The use of letters and documents as evidence is familiar to us from hundreds of police thrillers on TV and film. I work as part of a team investigating various uses of letters, and so the dramatic case of Shalmaghānī, which pivots on the investigation of letters, leapt out at me. What crime did these letters expose? In this case, the authorities were not pursuing a murderer, but men and women they regarded as heretics to be rooted out. In one of the letters, one of Shalmaghānī’s followers wrote:

“I rely upon my master (ʿalā mawlāya aʿtamid) and he is my sufficiency (ḥasbī).”

(Yāqūt al-Ḥamawī, Irshād al-arīb, 1: 304)

So what is so wrong with this? This kind of language is very familiar from letters of the time, but there is something subtly wrong with it. Well, subtle to us maybe – but to the contemporary readers of these letters it was an outrage because of the conventional formulae they do not fulfill. I know this, because our project leader, Petra Sijpesteijn, is working on informal requests, petitions and begging letters in Arabic papyri, and has flagged the significance of letters which say things like “I rely upon God and then you.” In such a formula, although the immediate function might be to ask for money or assistance from a powerful man, Petra suggests that God must be inserted before the recipient in the formula to show that ultimately God should be considered as the primary source of bounty and aid in the world. Shalmaghānī’s followers were inverting conventional formulae: a violation of epistolary norms which slipped into heresy, placing mankind in God’s place: “I rely upon my master,” rather than “I rely on God.” This was not just bad manners: it was a capital offense. In another letter, the violation is even clearer as a mere mortal is addressed: “Praise be to you!” Such phrases were evidence that Shalmaghānī and his group held incarnationist beliefs, in which the divine was incarnate in various humans. For the ruling caliph of the time, and for many Muslims throughout history, a whiff of the idea that God might become incarnate in mortal matter was considered heretical.

If Shalmaghānī, or Muḥammad b. ʿAlī Ibn Abī al-ʿAzāqir, to give him his full name, had preached in an isolated village or mountain fastness, his doctrines might have not been so upsetting, but he was an influential government bureaucrat in Baghdad, at the heart of the crumbling ʿAbbasid caliphate, and a highly placed member of the Twelver Shiʿi community. That was, until his doctrines became public. Many people incorrectly think of the Sunnis and the Shiʿa as having been black-and-white enemies, but here is a case in which Sunni authorities and Twelver Shiʿa leaders collaborated to eliminate someone they both saw as a threat. Shalmaghānī had been an important scholar and agent in the Twelver community, but when the scandal emerged, he was excommunicated by leaders of the Twelver community. After this, he went into hiding, but after a decade in on the run, he emerged again and started gaining many supporters among the class of ʿAbbasid bureaucrats in Baghdad. At this moment, the caliph ordered his vizier, Ibn Muqla, to investigate the case. Although many people knew about his doctrines, Ibn Muqla wanted evidence. Shalmaghānī’s house was raided and the rest is history.

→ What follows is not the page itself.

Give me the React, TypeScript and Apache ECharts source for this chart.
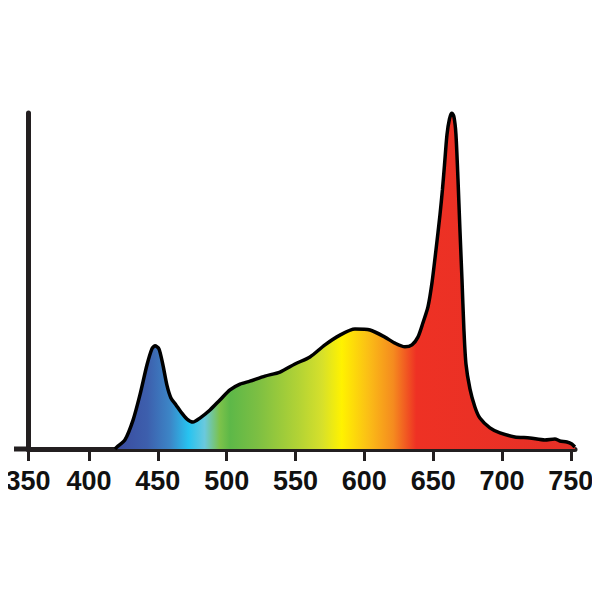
import React, { useEffect, useRef } from "react";
import * as echarts from "echarts";

// Wavelength (nm) of each sampled point on the spectrum curve
const wavelengths = [
  418.9, 420.3, 426.1, 432.0, 437.0, 442.1, 445.7, 447.9, 450.8, 453.7,
  456.6, 459.5, 463.2, 466.8, 471.2, 475.5, 480.6, 487.9, 495.1, 502.4,
  509.7, 516.9, 527.8, 538.7, 549.6, 560.5, 571.4, 582.3, 593.2, 604.1,
  614.9, 622.2, 629.5, 634.6, 638.9, 642.5, 646.2, 649.1, 652.0, 654.9,
  656.7, 658.2, 660.0, 661.8, 663.6, 665.1, 666.5, 668.0, 669.4, 670.9,
  672.3, 673.8, 676.7, 680.3, 683.9, 691.2, 698.5, 709.3, 720.2, 731.1,
  738.4, 742.0, 747.1, 750.7, 752.9,
];
// Relative intensity (%)
const intensity = [
  0, 0.6, 2.7, 8.6, 16.1, 25.0, 29.8, 30.7, 29.8, 25.0,
  19.0, 15.2, 13.1, 11.0, 8.9, 8.0, 9.2, 11.6, 14.6, 17.6,
  19.3, 20.2, 21.7, 22.9, 25.3, 27.4, 31.0, 33.9, 35.7, 35.4,
  33.3, 31.5, 30.4, 31.0, 33.3, 37.5, 42.3, 49.4, 59.2, 69.6,
  77.1, 84.5, 93.5, 98.2, 100, 98.8, 93.8, 80.4, 65.5, 50.6,
  35.7, 25.3, 17.9, 12.5, 9.2, 6.3, 4.8, 3.6, 3.3, 2.7,
  3.0, 2.4, 2.1, 1.5, 0.6,
];
// Tick values and labels on the wavelength axis
const tickValues = [350, 400, 450, 500, 550, 600, 650, 700, 750];
const tickLabels = ["350", "400", "450", "500", "550", "600", "650", "700", "750"];

const AXIS_MIN = 355.7; // the first tick ("350") sits at the axis start in the drawing
const AXIS_MAX = 753;

export default function App() {
  const ref = useRef<HTMLDivElement>(null);
  useEffect(() => {
    if (!ref.current) return;
    const chart = echarts.init(ref.current, undefined, { renderer: "svg" });
    const tickPos = tickValues.map((v) => (v < AXIS_MIN ? AXIS_MIN : v));
    const labelFor = (v: number) => {
      const i = tickPos.findIndex((p) => Math.abs(p - v) < 0.01);
      return i >= 0 ? tickLabels[i] : "";
    };
    const gradient = new echarts.graphic.LinearGradient(0, 0, 1, 0, [
      { offset: 0, color: "#3a4a9e" },
      { offset: 0.07, color: "#3d5fad" },
      { offset: 0.12, color: "#3c86c7" },
      { offset: 0.16, color: "#27c3f0" },
      { offset: 0.195, color: "#6ac9dd" },
      { offset: 0.228, color: "#7cc24a" },
      { offset: 0.25, color: "#5db848" },
      { offset: 0.31, color: "#7cbf43" },
      { offset: 0.40, color: "#b3d335" },
      { offset: 0.45, color: "#d6e02b" },
      { offset: 0.493, color: "#fff200" },
      { offset: 0.55, color: "#fbbf16" },
      { offset: 0.605, color: "#f58b1f" },
      { offset: 0.655, color: "#ee3124" },
      { offset: 1, color: "#e53027" },
    ]);
    chart.setOption({
      animation: false,
      grid: { left: 28, right: 25, top: 113, bottom: 151 },
      xAxis: {
        type: "value",
        min: AXIS_MIN,
        max: AXIS_MAX,
        splitLine: { show: false },
        axisLine: { show: true, lineStyle: { color: "#231f20", width: 5 } },
        axisTick: {
          show: true,
          customValues: tickPos,
          length: 12,
          lineStyle: { color: "#231f20", width: 3 },
        },
        axisLabel: {
          customValues: tickPos,
          formatter: (v: number) => labelFor(v),
          color: "#111111",
          fontFamily: "Liberation Sans",
          fontWeight: "bold",
          fontSize: 27,
          margin: 18,
        },
      },
      yAxis: {
        type: "value",
        min: 0,
        max: 100,
        splitLine: { show: false },
        axisTick: { show: false },
        axisLabel: { show: false },
        axisLine: { show: true, lineStyle: { color: "#231f20", width: 5, cap: "round" } },
      },
      graphic: [
        {
          type: "line",
          shape: { x1: 14, y1: 449, x2: 30, y2: 449 },
          style: { stroke: "#231f20", lineWidth: 5 },
          z: 0,
        },
      ],
      series: [
        {
          type: "line",
          data: wavelengths.map((w, i) => [w, intensity[i]]),
          smooth: 0.25,
          showSymbol: false,
          lineStyle: { color: "#000000", width: 3.5 },
          areaStyle: { color: gradient, opacity: 1 },
          z: 3,
        },
      ],
    });
    return () => chart.dispose();
  }, []);
  return <div ref={ref} style={{ width: 600, height: 600, margin: -8 }} />;
}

What can we learn from this? Well, firstly, that justice in tenth century Baghdad was not arbitrary. Accusations had to be substantiated with evidence. Though it is a commonplace to suggest that oral testimony was more important than written in pre-modern Islamic legal proceedings, it is clearly more complicated. Written evidence was presented as key evidence at Shalmaghānī’s inquisition. Another thing, which I have learnt from my colleagues in Leiden, is that conventional formulae are not meaningless, but carry with them a lot of information about how the relations between human beings are conceptualized. Epistolary formulae – like today’s “Dear Madam,” “Yours Sincerely,” or “Love from…” – can be highly significant for the wider ideological and social frameworks they tap into. This little light-bulb has shown me again how useful it is to work in an interdisciplinary team. Though I came to the story of Shalmaghānī to understand the internal struggles of Twelver Shiʿi politics for the purposes of my own book project, Agents of the Hidden Imam, Petra’s research into informal requests on papyrus has opened my eyes to another dimension of significance illuminated by this case. It shows how rulers and heretics share a social world through mechanisms like letters and the conventions used to write them.